Stored items:
_ _ _ _ _ _ _
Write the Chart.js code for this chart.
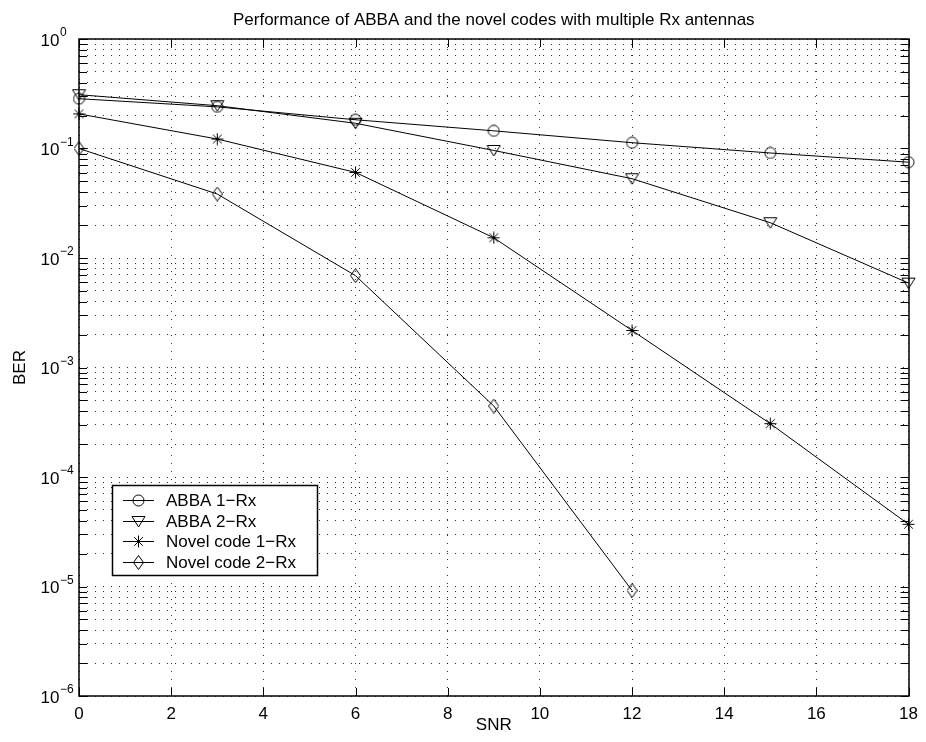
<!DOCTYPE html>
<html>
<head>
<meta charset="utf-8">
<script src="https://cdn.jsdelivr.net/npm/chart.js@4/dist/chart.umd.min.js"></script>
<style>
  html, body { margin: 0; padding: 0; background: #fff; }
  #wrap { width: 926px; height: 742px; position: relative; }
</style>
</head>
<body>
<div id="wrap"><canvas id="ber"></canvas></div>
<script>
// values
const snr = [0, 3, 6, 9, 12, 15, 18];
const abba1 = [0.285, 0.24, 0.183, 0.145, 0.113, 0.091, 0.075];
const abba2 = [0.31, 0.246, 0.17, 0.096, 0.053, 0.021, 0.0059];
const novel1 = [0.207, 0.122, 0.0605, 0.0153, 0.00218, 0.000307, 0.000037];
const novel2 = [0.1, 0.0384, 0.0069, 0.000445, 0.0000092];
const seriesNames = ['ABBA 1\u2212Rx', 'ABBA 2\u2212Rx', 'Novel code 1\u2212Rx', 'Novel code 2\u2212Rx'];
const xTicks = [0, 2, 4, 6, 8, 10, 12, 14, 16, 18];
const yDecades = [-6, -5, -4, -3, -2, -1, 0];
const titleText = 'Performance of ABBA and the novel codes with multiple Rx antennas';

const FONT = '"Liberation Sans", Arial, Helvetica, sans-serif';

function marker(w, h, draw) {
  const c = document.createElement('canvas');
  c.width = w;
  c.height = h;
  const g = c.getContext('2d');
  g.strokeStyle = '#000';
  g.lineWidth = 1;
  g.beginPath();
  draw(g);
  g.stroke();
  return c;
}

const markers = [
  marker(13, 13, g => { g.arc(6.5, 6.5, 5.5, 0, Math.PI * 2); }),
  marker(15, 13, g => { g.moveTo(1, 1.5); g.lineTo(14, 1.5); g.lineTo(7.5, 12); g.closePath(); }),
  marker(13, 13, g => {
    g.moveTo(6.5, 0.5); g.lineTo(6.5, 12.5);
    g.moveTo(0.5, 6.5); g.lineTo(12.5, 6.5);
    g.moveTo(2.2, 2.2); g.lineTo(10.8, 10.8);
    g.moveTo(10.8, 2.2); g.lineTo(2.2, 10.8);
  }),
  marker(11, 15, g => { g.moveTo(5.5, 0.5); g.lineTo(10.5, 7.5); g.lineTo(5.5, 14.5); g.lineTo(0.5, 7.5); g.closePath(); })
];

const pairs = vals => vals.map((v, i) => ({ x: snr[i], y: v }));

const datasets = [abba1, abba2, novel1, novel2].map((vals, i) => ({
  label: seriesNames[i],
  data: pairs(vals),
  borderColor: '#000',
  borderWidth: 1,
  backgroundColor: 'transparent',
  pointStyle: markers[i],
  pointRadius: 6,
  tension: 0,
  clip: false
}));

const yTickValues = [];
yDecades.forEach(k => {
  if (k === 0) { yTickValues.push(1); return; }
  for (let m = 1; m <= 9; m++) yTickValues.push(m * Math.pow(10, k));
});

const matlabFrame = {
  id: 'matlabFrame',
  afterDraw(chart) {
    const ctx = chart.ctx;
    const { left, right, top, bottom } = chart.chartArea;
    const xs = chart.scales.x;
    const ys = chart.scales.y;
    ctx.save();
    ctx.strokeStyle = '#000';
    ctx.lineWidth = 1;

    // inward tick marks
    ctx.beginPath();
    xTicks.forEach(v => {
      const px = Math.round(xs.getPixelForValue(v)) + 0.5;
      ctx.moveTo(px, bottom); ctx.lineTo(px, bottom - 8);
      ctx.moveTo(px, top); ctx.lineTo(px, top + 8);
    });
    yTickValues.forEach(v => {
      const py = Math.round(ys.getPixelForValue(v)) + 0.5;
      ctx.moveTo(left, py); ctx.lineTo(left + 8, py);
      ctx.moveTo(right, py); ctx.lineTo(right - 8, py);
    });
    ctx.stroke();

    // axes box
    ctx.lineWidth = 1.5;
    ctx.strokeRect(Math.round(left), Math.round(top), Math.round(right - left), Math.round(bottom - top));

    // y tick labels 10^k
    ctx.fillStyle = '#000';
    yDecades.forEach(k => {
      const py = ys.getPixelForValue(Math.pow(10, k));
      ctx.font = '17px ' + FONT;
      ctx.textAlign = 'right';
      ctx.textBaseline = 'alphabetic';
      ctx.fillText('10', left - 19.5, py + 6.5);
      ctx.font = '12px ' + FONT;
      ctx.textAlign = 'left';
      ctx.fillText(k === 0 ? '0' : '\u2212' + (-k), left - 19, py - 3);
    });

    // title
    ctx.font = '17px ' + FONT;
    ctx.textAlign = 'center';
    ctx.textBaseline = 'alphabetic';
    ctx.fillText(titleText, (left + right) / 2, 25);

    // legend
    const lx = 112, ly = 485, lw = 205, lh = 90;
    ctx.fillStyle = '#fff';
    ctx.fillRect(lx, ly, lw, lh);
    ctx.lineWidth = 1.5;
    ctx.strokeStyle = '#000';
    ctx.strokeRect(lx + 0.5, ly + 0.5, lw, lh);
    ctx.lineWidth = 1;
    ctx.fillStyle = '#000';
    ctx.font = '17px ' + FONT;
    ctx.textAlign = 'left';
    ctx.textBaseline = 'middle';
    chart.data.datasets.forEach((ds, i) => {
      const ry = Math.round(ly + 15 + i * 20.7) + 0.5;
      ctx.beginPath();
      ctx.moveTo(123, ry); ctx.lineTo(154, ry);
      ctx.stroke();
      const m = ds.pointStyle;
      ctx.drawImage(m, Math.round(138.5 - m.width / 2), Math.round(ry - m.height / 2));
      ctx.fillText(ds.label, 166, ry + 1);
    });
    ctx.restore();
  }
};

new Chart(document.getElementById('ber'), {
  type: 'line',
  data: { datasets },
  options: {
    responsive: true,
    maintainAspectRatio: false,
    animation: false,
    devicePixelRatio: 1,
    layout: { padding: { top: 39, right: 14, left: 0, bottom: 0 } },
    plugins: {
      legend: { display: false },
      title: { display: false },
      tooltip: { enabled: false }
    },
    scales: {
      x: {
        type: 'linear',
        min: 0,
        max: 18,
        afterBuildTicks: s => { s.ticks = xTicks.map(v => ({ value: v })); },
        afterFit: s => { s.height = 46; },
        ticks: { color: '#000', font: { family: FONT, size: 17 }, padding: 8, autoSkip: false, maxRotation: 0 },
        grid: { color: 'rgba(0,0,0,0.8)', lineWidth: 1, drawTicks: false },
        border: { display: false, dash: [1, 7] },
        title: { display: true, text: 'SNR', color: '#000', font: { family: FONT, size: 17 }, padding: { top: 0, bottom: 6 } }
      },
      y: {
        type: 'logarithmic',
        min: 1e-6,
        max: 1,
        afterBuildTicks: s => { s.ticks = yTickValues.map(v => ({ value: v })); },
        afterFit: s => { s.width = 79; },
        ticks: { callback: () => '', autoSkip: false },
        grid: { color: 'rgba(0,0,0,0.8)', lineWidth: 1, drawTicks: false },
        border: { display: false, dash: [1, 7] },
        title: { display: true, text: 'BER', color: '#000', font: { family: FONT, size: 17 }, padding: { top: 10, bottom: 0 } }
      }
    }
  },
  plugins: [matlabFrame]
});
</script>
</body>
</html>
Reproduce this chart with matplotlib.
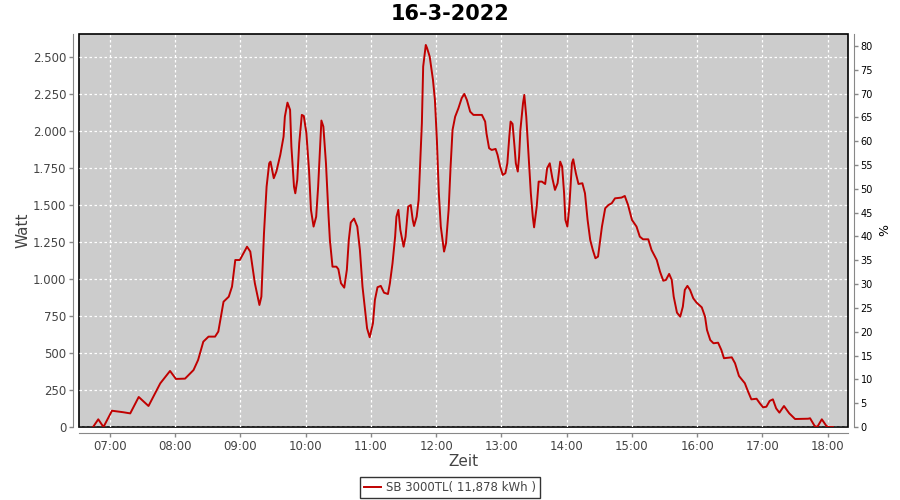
_ _ _ _ _ _ _
## WHAT NEEDS TO BE DONE
Transcribe every record above exactly as written, leaving out any pictures.

## RESULT BELOW
Write the Chart.js code for this chart.
<!DOCTYPE html>
<html>
<head>
<meta charset="utf-8">
<script src="https://cdn.jsdelivr.net/npm/chart.js@4/dist/chart.umd.min.js"></script>
<style>
  html, body { margin: 0; padding: 0; background: #fff; }
  #wrap { width: 926px; height: 742px; position: relative; }
</style>
</head>
<body>
<div id="wrap"><canvas id="ber"></canvas></div>
<script>
// values
const snr = [0, 3, 6, 9, 12, 15, 18];
const abba1 = [0.285, 0.24, 0.183, 0.145, 0.113, 0.091, 0.075];
const abba2 = [0.31, 0.246, 0.17, 0.096, 0.053, 0.021, 0.0059];
const novel1 = [0.207, 0.122, 0.0605, 0.0153, 0.00218, 0.000307, 0.000037];
const novel2 = [0.1, 0.0384, 0.0069, 0.000445, 0.0000092];
const seriesNames = ['ABBA 1\u2212Rx', 'ABBA 2\u2212Rx', 'Novel code 1\u2212Rx', 'Novel code 2\u2212Rx'];
const xTicks = [0, 2, 4, 6, 8, 10, 12, 14, 16, 18];
const yDecades = [-6, -5, -4, -3, -2, -1, 0];
const titleText = 'Performance of ABBA and the novel codes with multiple Rx antennas';

const FONT = '"Liberation Sans", Arial, Helvetica, sans-serif';

function marker(w, h, draw) {
  const c = document.createElement('canvas');
  c.width = w;
  c.height = h;
  const g = c.getContext('2d');
  g.strokeStyle = '#000';
  g.lineWidth = 1;
  g.beginPath();
  draw(g);
  g.stroke();
  return c;
}

const markers = [
  marker(13, 13, g => { g.arc(6.5, 6.5, 5.5, 0, Math.PI * 2); }),
  marker(15, 13, g => { g.moveTo(1, 1.5); g.lineTo(14, 1.5); g.lineTo(7.5, 12); g.closePath(); }),
  marker(13, 13, g => {
    g.moveTo(6.5, 0.5); g.lineTo(6.5, 12.5);
    g.moveTo(0.5, 6.5); g.lineTo(12.5, 6.5);
    g.moveTo(2.2, 2.2); g.lineTo(10.8, 10.8);
    g.moveTo(10.8, 2.2); g.lineTo(2.2, 10.8);
  }),
  marker(11, 15, g => { g.moveTo(5.5, 0.5); g.lineTo(10.5, 7.5); g.lineTo(5.5, 14.5); g.lineTo(0.5, 7.5); g.closePath(); })
];

const pairs = vals => vals.map((v, i) => ({ x: snr[i], y: v }));

const datasets = [abba1, abba2, novel1, novel2].map((vals, i) => ({
  label: seriesNames[i],
  data: pairs(vals),
  borderColor: '#000',
  borderWidth: 1,
  backgroundColor: 'transparent',
  pointStyle: markers[i],
  pointRadius: 6,
  tension: 0,
  clip: false
}));

const yTickValues = [];
yDecades.forEach(k => {
  if (k === 0) { yTickValues.push(1); return; }
  for (let m = 1; m <= 9; m++) yTickValues.push(m * Math.pow(10, k));
});

const matlabFrame = {
  id: 'matlabFrame',
  afterDraw(chart) {
    const ctx = chart.ctx;
    const { left, right, top, bottom } = chart.chartArea;
    const xs = chart.scales.x;
    const ys = chart.scales.y;
    ctx.save();
    ctx.strokeStyle = '#000';
    ctx.lineWidth = 1;

    // inward tick marks
    ctx.beginPath();
    xTicks.forEach(v => {
      const px = Math.round(xs.getPixelForValue(v)) + 0.5;
      ctx.moveTo(px, bottom); ctx.lineTo(px, bottom - 8);
      ctx.moveTo(px, top); ctx.lineTo(px, top + 8);
    });
    yTickValues.forEach(v => {
      const py = Math.round(ys.getPixelForValue(v)) + 0.5;
      ctx.moveTo(left, py); ctx.lineTo(left + 8, py);
      ctx.moveTo(right, py); ctx.lineTo(right - 8, py);
    });
    ctx.stroke();

    // axes box
    ctx.lineWidth = 1.5;
    ctx.strokeRect(Math.round(left), Math.round(top), Math.round(right - left), Math.round(bottom - top));

    // y tick labels 10^k
    ctx.fillStyle = '#000';
    yDecades.forEach(k => {
      const py = ys.getPixelForValue(Math.pow(10, k));
      ctx.font = '17px ' + FONT;
      ctx.textAlign = 'right';
      ctx.textBaseline = 'alphabetic';
      ctx.fillText('10', left - 19.5, py + 6.5);
      ctx.font = '12px ' + FONT;
      ctx.textAlign = 'left';
      ctx.fillText(k === 0 ? '0' : '\u2212' + (-k), left - 19, py - 3);
    });

    // title
    ctx.font = '17px ' + FONT;
    ctx.textAlign = 'center';
    ctx.textBaseline = 'alphabetic';
    ctx.fillText(titleText, (left + right) / 2, 25);

    // legend
    const lx = 112, ly = 485, lw = 205, lh = 90;
    ctx.fillStyle = '#fff';
    ctx.fillRect(lx, ly, lw, lh);
    ctx.lineWidth = 1.5;
    ctx.strokeStyle = '#000';
    ctx.strokeRect(lx + 0.5, ly + 0.5, lw, lh);
    ctx.lineWidth = 1;
    ctx.fillStyle = '#000';
    ctx.font = '17px ' + FONT;
    ctx.textAlign = 'left';
    ctx.textBaseline = 'middle';
    chart.data.datasets.forEach((ds, i) => {
      const ry = Math.round(ly + 15 + i * 20.7) + 0.5;
      ctx.beginPath();
      ctx.moveTo(123, ry); ctx.lineTo(154, ry);
      ctx.stroke();
      const m = ds.pointStyle;
      ctx.drawImage(m, Math.round(138.5 - m.width / 2), Math.round(ry - m.height / 2));
      ctx.fillText(ds.label, 166, ry + 1);
    });
    ctx.restore();
  }
};

new Chart(document.getElementById('ber'), {
  type: 'line',
  data: { datasets },
  options: {
    responsive: true,
    maintainAspectRatio: false,
    animation: false,
    devicePixelRatio: 1,
    layout: { padding: { top: 39, right: 14, left: 0, bottom: 0 } },
    plugins: {
      legend: { display: false },
      title: { display: false },
      tooltip: { enabled: false }
    },
    scales: {
      x: {
        type: 'linear',
        min: 0,
        max: 18,
        afterBuildTicks: s => { s.ticks = xTicks.map(v => ({ value: v })); },
        afterFit: s => { s.height = 46; },
        ticks: { color: '#000', font: { family: FONT, size: 17 }, padding: 8, autoSkip: false, maxRotation: 0 },
        grid: { color: 'rgba(0,0,0,0.8)', lineWidth: 1, drawTicks: false },
        border: { display: false, dash: [1, 7] },
        title: { display: true, text: 'SNR', color: '#000', font: { family: FONT, size: 17 }, padding: { top: 0, bottom: 6 } }
      },
      y: {
        type: 'logarithmic',
        min: 1e-6,
        max: 1,
        afterBuildTicks: s => { s.ticks = yTickValues.map(v => ({ value: v })); },
        afterFit: s => { s.width = 79; },
        ticks: { callback: () => '', autoSkip: false },
        grid: { color: 'rgba(0,0,0,0.8)', lineWidth: 1, drawTicks: false },
        border: { display: false, dash: [1, 7] },
        title: { display: true, text: 'BER', color: '#000', font: { family: FONT, size: 17 }, padding: { top: 10, bottom: 0 } }
      }
    }
  },
  plugins: [matlabFrame]
});
</script>
</body>
</html>
Reproduce this chart with matplotlib.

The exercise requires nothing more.